Back in 2018, Shaw had bulldozed his way through school (including a quintuple-hundred) and domestic cricket (seven hundreds in his first 12 first-class matches) to earn a Test cap, and had won a World Cup as captain of the India Under-19s. But now, after facing failure (though not over a sustained period), harsh criticism, and steep competition, Shaw had little option but to return to the drawing boards.
An ‘emotionally lost’ Shaw turned to Pravin Amre, Ponting’s assistant at Delhi Capitals with an excellent track record of coaching Indian batters, from Ajinkya Rahane to Robin Uthappa. Having acknowledged that Shaw was ‘close to being tagged a failure,’ Amre and Rajinikanth Sivagnanam, the franchise’s strength and conditioning coach, laid down a five-day plan, designed mostly for white-ball cricket.

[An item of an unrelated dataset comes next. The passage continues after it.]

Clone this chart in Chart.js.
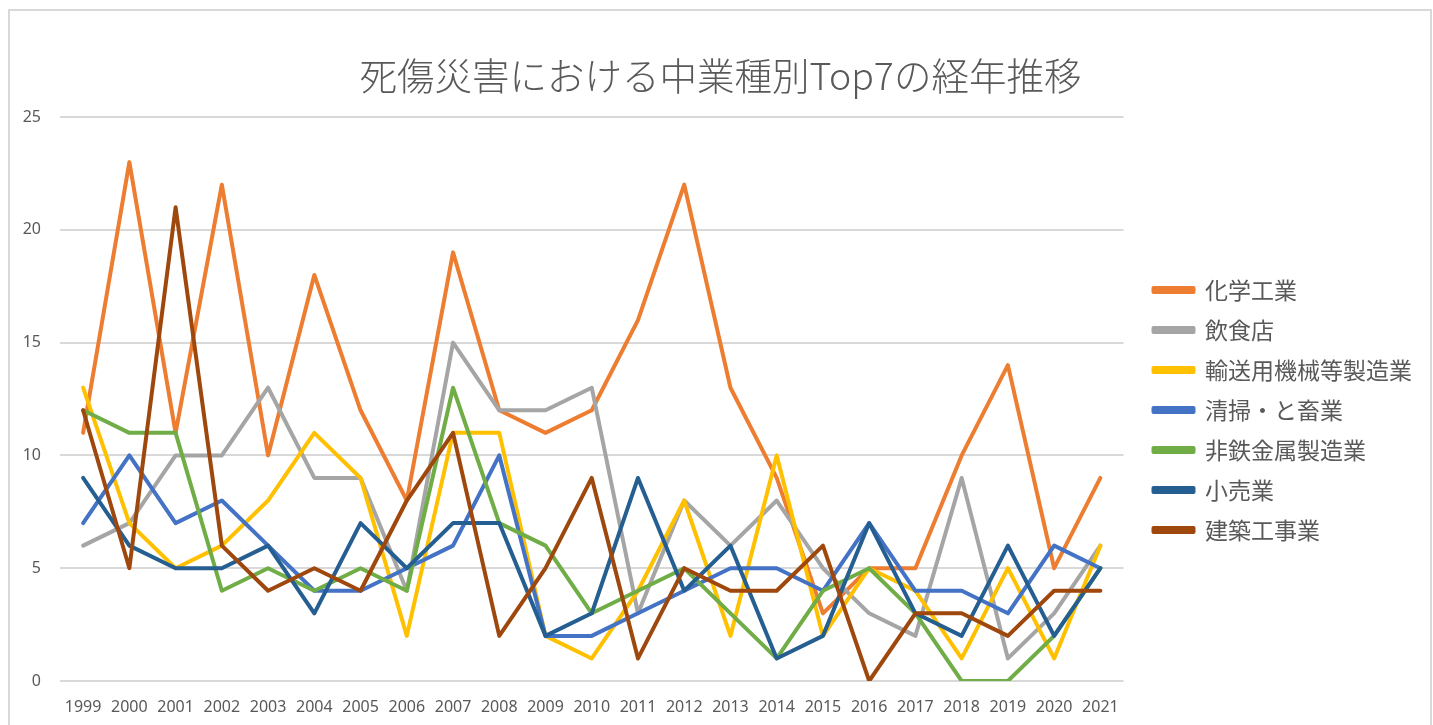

Video analysis revealed the indecision in footwork and the late response against short-pitched balls. The mornings were dedicated to fitness, the afternoons to skill training. The regime was rigorous. Shaw returned, leaner and fitter than before, his batting technique sorted.
The numbers
The runs flowed, not just in the Vijay Hazare Trophy but against some of the best: Shaw struck at 157 across the two editions of the IPL, in 2021 and 2022 – a steep rise from the 135 across 2019 and 2020.
But that is not all. A superior strike rate is often an outcome of high-risk batting, resulting in batters getting out more often. Shaw used to last 15 balls per dismissal across 2019 and 2020; that rose to 19 (higher than average share of balls in a seven-batter team) over the next two seasons.
His performances boosted his IPL strike rate to 147, roughly the same as his strike rate inside the powerplay. In fact, with a 500-ball cut-off, Shaw’s IPL powerplay strike rate is the highest in IPL history.
Shaw has not earned a national recall since the Sri Lanka tour, but that has had little to do with his performance. He toured South Africa with India A in end-2021, but that tour featured only first-class matches. By the time he returned home, Mumbai had been virtually knocked out of the Vijay Hazare Trophy.
Since the Sri Lanka tour, thus, Shaw’s 50-over outings have been restricted to two matches, against New Zealand in Chennai last month. India were set 220 in the second of these; Shaw blasted a 48-ball 77 and fell inside 17 overs. Across the Ranji and Duleep Trophies, Shaw slammed 670 runs at 51.54, striking at 86.
At the time of writing, Shaw’s List A numbers stand at 2,410 runs at 56.04. He has batted only 46 times, but among the cricketers to have batted 50 times, only seven have a better average – and they include Michael Bevan, Babar Azam, and Virat Kohli.
Of the batters who average in excess of 50, no one strikes at over a run a ball in the format. Of course, this is one of those ‘where available’ statistics, and the number for AB de Villiers is almost certainly higher than his ODI strike rate of 101.
That puts Shaw’s strike rate of 125, combined with his average of 56.04, into proper perspective. One can understand if the selectors have been circumspect about a second chance in Test cricket or ahead of the T20 World Cup.
But he has probably done enough to earn a comeback against South Africa, when India sent their best 15 away to Australia for the T20 World Cup.